Reading for understanding : an empirical contribution to the metacognition of reading comprehension

University dissertation from Linköping : Linköpings universitet

Abstract: Fifty-three Swedish students in grade 5 and 8 were the subjects of this study. They were either good or poor comprehenders, as defined by a combination of a reading test and teacher ratings. Data collection was made primarily by means of a semi-structured interview; students were also asked to read and recall three texts with different structures. Questions covered text comprehension, reading and general learning strategies, self-concept, awareness of text and cognitive functions, conceptions of learning and reading. Poor and good readers seem to differ in the way they process text information and monitor their cognitive functions. What characterises good readers is their ability to organise their knowledge and use it appropriately. Their cognitive and metacognitive abilities are well integrated, whereas the pattern of functions in poor readers seems distorted - a good cognitive ability is not backed up by an equally good metacognitive or monitoring ability, and vice versa.

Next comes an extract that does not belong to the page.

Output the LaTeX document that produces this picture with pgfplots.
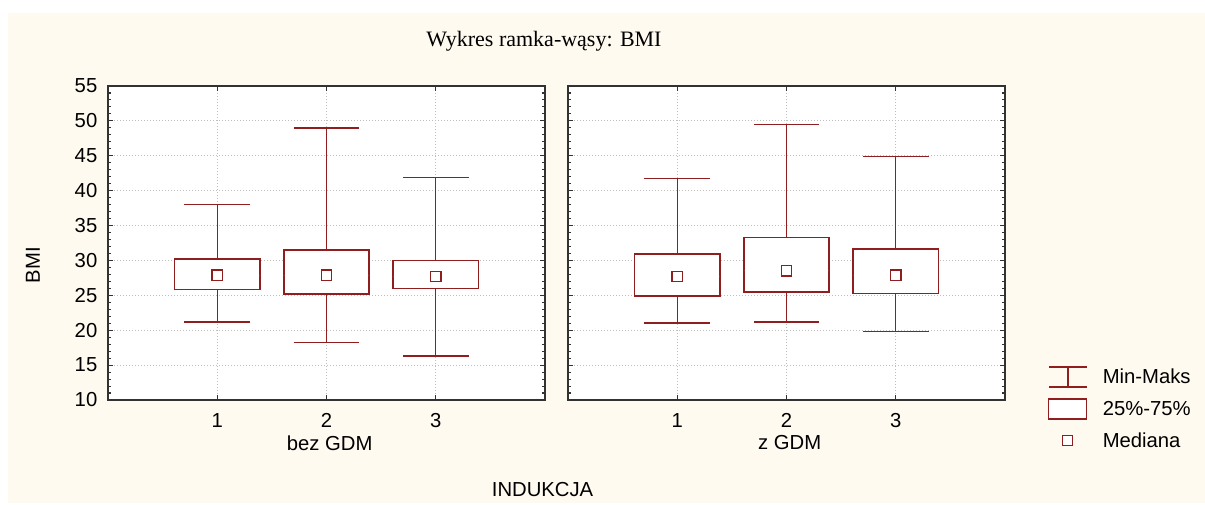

Poor readers are less confident than good readers; they regard themselves as poor learners and their verbal responses are less elaborate. Often their decoding is not automatic, leaving less capacity for comprehension. The gap between good and poor readers widens from grade 5 to grade 8, as more independent reading is expected. The younger students believe they will improve, the older students have lost interest in studies. Instead they have learned to keep their two lives separate: one in school, one outside.